Cleats are goofy looking to me. I never wore than as a kid so I have no idea about how they are supposed to look and fit. When my son joined a peewee soccer team, I went out to get some gear and just looked around for “cleats.” Who knew that they are not all the same. I just grabbed some that would match his team colors, as requested, and toted them home. Alas, they were not the right kind. What! I exclaimed. How can that be? My son just laughed and said they are not all the same. He promptly grabbed a sports magazine called Top Corner Mag and turned to a page with an ad for soccer cleats. So, I muttered. Just look harder, he said.

Before I had to go back to the sporting goods store and grapple with limited parking, he gave me a lesson. He’s learnt it all from chatting with the magazine on their Twitter page. Well, now I know. Golf cleats are a basic sneaker with spikes projecting from the soles. These spikes are not of the same ilk as soccer cleats. They are for arch support and lateral stability which most everyone needs in sports, but the shoe itself, whether leather or a man-made material, is quite different. The top-grade golf shoes with cleats feature boost foam technology in the heel and the forefoot for greater underfoot cushioning while playing. Good design will “maximize energy return and comfort in multiple parts of the shoe for complete performance.” Sounds great to me.

Football cleats are another animal. The modern football shoe looks a bit like those used for soccer but the appearance and spacing of the sole projections are different. Cleats all seem to offer grip and control, but on different surfaces and for various kinds of movements. They tout a secure fit and enhanced playing skills. Imagine getting all that in a shoe. The cleats that are billed as “premium” seem to be the most recommended despite the higher price.

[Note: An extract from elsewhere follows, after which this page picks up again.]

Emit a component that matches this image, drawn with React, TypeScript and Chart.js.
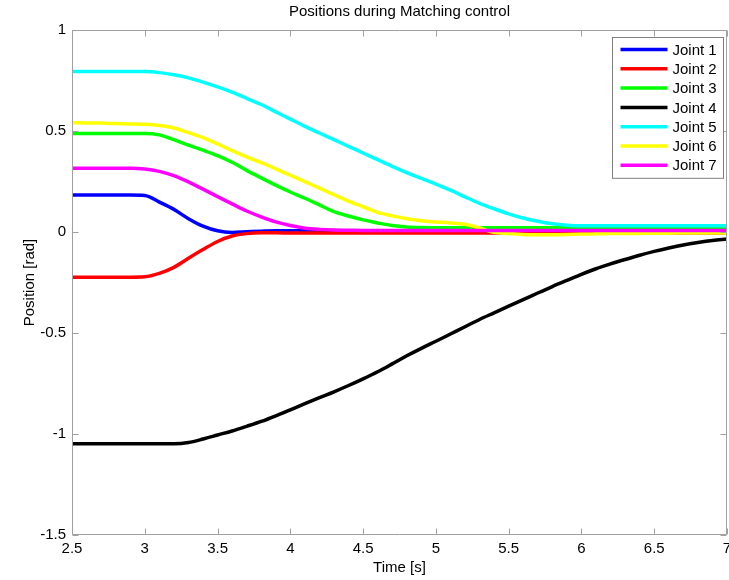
import React, { useEffect, useRef } from "react";
import { Chart, registerables } from "chart.js";

Chart.register(...registerables);

const FONT = "'Liberation Sans', Arial, Helvetica, sans-serif";

const chartTitle = "Positions during Matching control";
const xTitle = "Time [s]";
const yTitle = "Position [rad]";

const time = [
  2.5, 2.6, 2.7, 2.8, 2.9, 3.0, 3.1, 3.2, 3.3, 3.4, 3.5, 3.6, 3.7, 3.8, 3.9, 4.0,
  4.1, 4.2, 4.3, 4.4, 4.5, 4.6, 4.7, 4.8, 4.9, 5.0, 5.1, 5.2, 5.3, 5.4, 5.5, 5.6,
  5.7, 5.8, 5.9, 6.0, 6.1, 6.2, 6.3, 6.4, 6.5, 6.6, 6.7, 6.8, 6.9, 7.0,
];

const joint1 = [
  0.183, 0.183, 0.183, 0.183, 0.183, 0.181, 0.148, 0.112, 0.066, 0.029, 0.006, -0.002, 0.001, 0.004, 0.006, 0.006,
  0.006, 0.006, 0.006, 0.006, 0.005, 0.005, 0.005, 0.005, 0.005, 0.005, 0.005, 0.005, 0.005, 0.005,
  0.005, 0.005, 0.005, 0.005, 0.005, 0.005, 0.005, 0.005, 0.005, 0.005,
  0.005, 0.005, 0.005, 0.005, 0.005, 0.005,
];

const joint2 = [
  -0.224, -0.224, -0.224, -0.224, -0.224, -0.222, -0.205, -0.175, -0.13, -0.087, -0.047, -0.02, -0.008, -0.004, -0.004, -0.005,
  -0.005, -0.005, -0.005, -0.005, -0.005, -0.005, -0.005, -0.005, -0.005, -0.005,
  -0.005, -0.005, -0.005, -0.005, -0.005, -0.005, -0.005, -0.005, -0.005, -0.005,
  -0.005, -0.005, -0.005, -0.005, -0.005, -0.005, -0.005, -0.005, -0.005, -0.005,
];

const joint3 = [
  0.488, 0.488, 0.488, 0.488, 0.488, 0.488, 0.481, 0.457, 0.43, 0.405, 0.378, 0.345, 0.305, 0.268, 0.232, 0.198,
  0.167, 0.134, 0.101, 0.079, 0.06, 0.045, 0.032, 0.025, 0.022, 0.021,
  0.021, 0.021, 0.021, 0.021, 0.021, 0.021, 0.021, 0.021, 0.021, 0.021,
  0.021, 0.021, 0.021, 0.021, 0.021, 0.021, 0.021, 0.021, 0.021, 0.021,
];

const joint4 = [
  -1.048, -1.048, -1.048, -1.048, -1.048, -1.048, -1.048, -1.048, -1.042, -1.025, -1.005, -0.985, -0.962, -0.938, -0.91, -0.88,
  -0.85, -0.82, -0.791, -0.76, -0.727, -0.692, -0.653, -0.613, -0.576, -0.541,
  -0.505, -0.469, -0.433, -0.4, -0.367, -0.335, -0.302, -0.27, -0.24, -0.21,
  -0.182, -0.158, -0.136, -0.115, -0.096, -0.079, -0.064, -0.052, -0.042, -0.035,
];

const joint5 = [
  0.794, 0.794, 0.794, 0.794, 0.794, 0.794, 0.789, 0.778, 0.763, 0.742, 0.718, 0.692, 0.662, 0.631, 0.595, 0.559,
  0.523, 0.49, 0.457, 0.424, 0.391, 0.358, 0.325, 0.294, 0.265, 0.237,
  0.207, 0.174, 0.142, 0.115, 0.09, 0.069, 0.053, 0.041, 0.034, 0.031,
  0.031, 0.031, 0.031, 0.031, 0.031, 0.031, 0.031, 0.031, 0.031, 0.031,
];

const joint6 = [
  0.541, 0.54, 0.539, 0.537, 0.535, 0.533, 0.527, 0.515, 0.492, 0.467, 0.436, 0.403, 0.372, 0.343, 0.313, 0.281,
  0.249, 0.217, 0.185, 0.153, 0.125, 0.097, 0.08, 0.066, 0.056, 0.05,
  0.045, 0.038, 0.02, -0.002, -0.008, -0.012, -0.013, -0.013, -0.012, -0.01,
  -0.009, -0.008, -0.008, -0.007, -0.006, -0.006, -0.005, -0.005, -0.005, -0.005,
];

const joint7 = [
  0.315, 0.315, 0.315, 0.315, 0.315, 0.312, 0.3, 0.279, 0.248, 0.212, 0.175, 0.139, 0.104, 0.075, 0.05, 0.032,
  0.019, 0.013, 0.01, 0.009, 0.008, 0.008, 0.008, 0.008, 0.008, 0.008,
  0.008, 0.008, 0.008, 0.008, 0.008, 0.008, 0.008, 0.008, 0.008, 0.008,
  0.008, 0.008, 0.008, 0.008, 0.008, 0.008, 0.008, 0.008, 0.008, 0.008,
];

const seriesLabels = ["Joint 1", "Joint 2", "Joint 3", "Joint 4", "Joint 5", "Joint 6", "Joint 7"];
const seriesValues = [joint1, joint2, joint3, joint4, joint5, joint6, joint7];
const seriesColors = ["#0000ff", "#ff0000", "#00ff00", "#000000", "#00ffff", "#ffff00", "#ff00ff"];

const xMin = 2.5;
const xMax = 7;
const xStep = 0.5;
const yMin = -1.5;
const yMax = 1;
const yStep = 0.5;

const FRAME = "#a0a0a0";

const fmt = (v: any) => String(Math.round(Number(v) * 100) / 100);

const matlabPlugin = {
  id: "matlabFrame",
  afterDatasetsDraw(chart: any) {
    const { ctx, chartArea: a, scales } = chart;
    const xs = scales.x;
    const ys = scales.y;
    ctx.save();
    ctx.strokeStyle = FRAME;
    ctx.lineWidth = 1;
    const L = Math.round(a.left) + 0.5;
    const R = Math.round(a.right) - 0.5;
    const T = Math.round(a.top) + 0.5;
    const B = Math.round(a.bottom) - 0.5;
    ctx.beginPath();
    ctx.rect(L, T, R - L, B - T);
    ctx.stroke();
    const tl = 6;
    ctx.beginPath();
    xs.ticks.forEach((t: any) => {
      const px = Math.round(xs.getPixelForValue(t.value)) + 0.5;
      ctx.moveTo(px, B);
      ctx.lineTo(px, B - tl);
      ctx.moveTo(px, T);
      ctx.lineTo(px, T + tl);
    });
    ys.ticks.forEach((t: any) => {
      const py = Math.round(ys.getPixelForValue(t.value)) + 0.5;
      ctx.moveTo(L, py);
      ctx.lineTo(L + tl, py);
      ctx.moveTo(R, py);
      ctx.lineTo(R - tl, py);
    });
    ctx.stroke();

    ctx.fillStyle = "#000";
    ctx.font = `15px ${FONT}`;
    ctx.textAlign = "center";
    ctx.textBaseline = "middle";
    ctx.fillText(chartTitle, (a.left + a.right) / 2, 12);

    const ds = chart.data.datasets;
    const rowH = 19.3;
    const boxW = 111;
    const boxL = Math.round(a.right - 115) + 0.5;
    const boxT = Math.round(a.top + 7) + 0.5;
    const boxH = 12 + rowH * (ds.length - 1) + 13;
    ctx.fillStyle = "#fff";
    ctx.fillRect(boxL, boxT, boxW, boxH);
    ctx.strokeStyle = "#808080";
    ctx.lineWidth = 1;
    ctx.strokeRect(boxL, boxT, boxW, boxH);
    ctx.font = `15px ${FONT}`;
    ctx.textAlign = "left";
    ctx.textBaseline = "middle";
    ds.forEach((d: any, i: number) => {
      const cy = boxT + 12 + i * rowH;
      ctx.strokeStyle = d.borderColor;
      ctx.lineWidth = 3.5;
      ctx.beginPath();
      ctx.moveTo(boxL + 8, cy);
      ctx.lineTo(boxL + 55, cy);
      ctx.stroke();
      ctx.fillStyle = "#000";
      ctx.fillText(d.label, boxL + 60, cy + 1);
    });
    ctx.restore();
  },
};

export default function App() {
  const ref = useRef<HTMLCanvasElement>(null);

  useEffect(() => {
    document.body.style.margin = "0";
    const canvas = ref.current;
    if (!canvas) return;
    const datasets = seriesLabels.map((label, i) => ({
      label,
      data: time.map((t, k) => ({ x: t, y: seriesValues[i][k] })),
      borderColor: seriesColors[i],
      backgroundColor: seriesColors[i],
      borderWidth: 3.5,
      pointRadius: 0,
      fill: false,
      cubicInterpolationMode: "monotone" as const,
      order: seriesLabels.length - i,
    }));

    const chart = new Chart(canvas, {
      type: "line",
      data: { datasets },
      plugins: [matlabPlugin],
      options: {
        responsive: false,
        animation: false,
        devicePixelRatio: 1,
        layout: { padding: { top: 30, right: 2, left: 0, bottom: 0 } },
        plugins: {
          legend: { display: false },
          title: { display: false },
          tooltip: { enabled: false },
        },
        scales: {
          x: {
            type: "linear",
            min: xMin,
            max: xMax,
            border: { display: false },
            grid: { display: false, drawTicks: false },
            ticks: {
              stepSize: xStep,
              color: "#000",
              padding: 5,
              maxRotation: 0,
              autoSkip: false,
              font: { family: FONT, size: 15 },
              callback: (v: any) => fmt(v),
            },
            title: {
              display: true,
              text: xTitle,
              color: "#000",
              font: { family: FONT, size: 15 },
              padding: { top: 0, bottom: 3 },
            },
            afterFit(scale: any) {
              scale.height = 45;
              scale.paddingLeft = 0;
              scale.paddingRight = 0;
            },
          },
          y: {
            type: "linear",
            min: yMin,
            max: yMax,
            border: { display: false },
            grid: { display: false, drawTicks: false },
            ticks: {
              stepSize: yStep,
              color: "#000",
              padding: 6,
              autoSkip: false,
              font: { family: FONT, size: 15 },
              callback: (v: any) => fmt(v),
            },
            title: {
              display: true,
              text: yTitle,
              color: "#000",
              font: { family: FONT, size: 15 },
              padding: { top: 21, bottom: 0 },
            },
            afterFit(scale: any) {
              scale.width = 72;
              scale.paddingTop = 0;
              scale.paddingBottom = 0;
            },
          },
        },
      },
    });
    return () => chart.destroy();
  }, []);

  return (
    <div style={{ width: 729, height: 580 }}>
      <canvas ref={ref} width={729} height={580} style={{ display: "block" }} />
    </div>
  );
}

Soccer shoes have a cleated outsole (unless you play indoors) and superior construction designed just for this game. The shoe look a bit outer space to me to which for my son is part of the fun. There are soft ground and firm ground versions. The latter has short, circular molded and bladed studs that are patterned strategically on the sold. Note: they can’t be too long. If the player is outdoors on a natural grass surface, as well as turf or artificial grass. Let’s go to the soft ground model. They feature longer and fewer interchangeable studs. These are spaced farther apart to dig into soggy ground. If a team lives and plays in a wet climate, they would choose this model or add it as an alternative style on rainy days.

I bet my son could tell me more, but I think I know enough to go back to the store and select the right item. He told me the name of the shoe and his size so I couldn’t go wrong. I learned my lesson well and won’t make the same mistake ever again.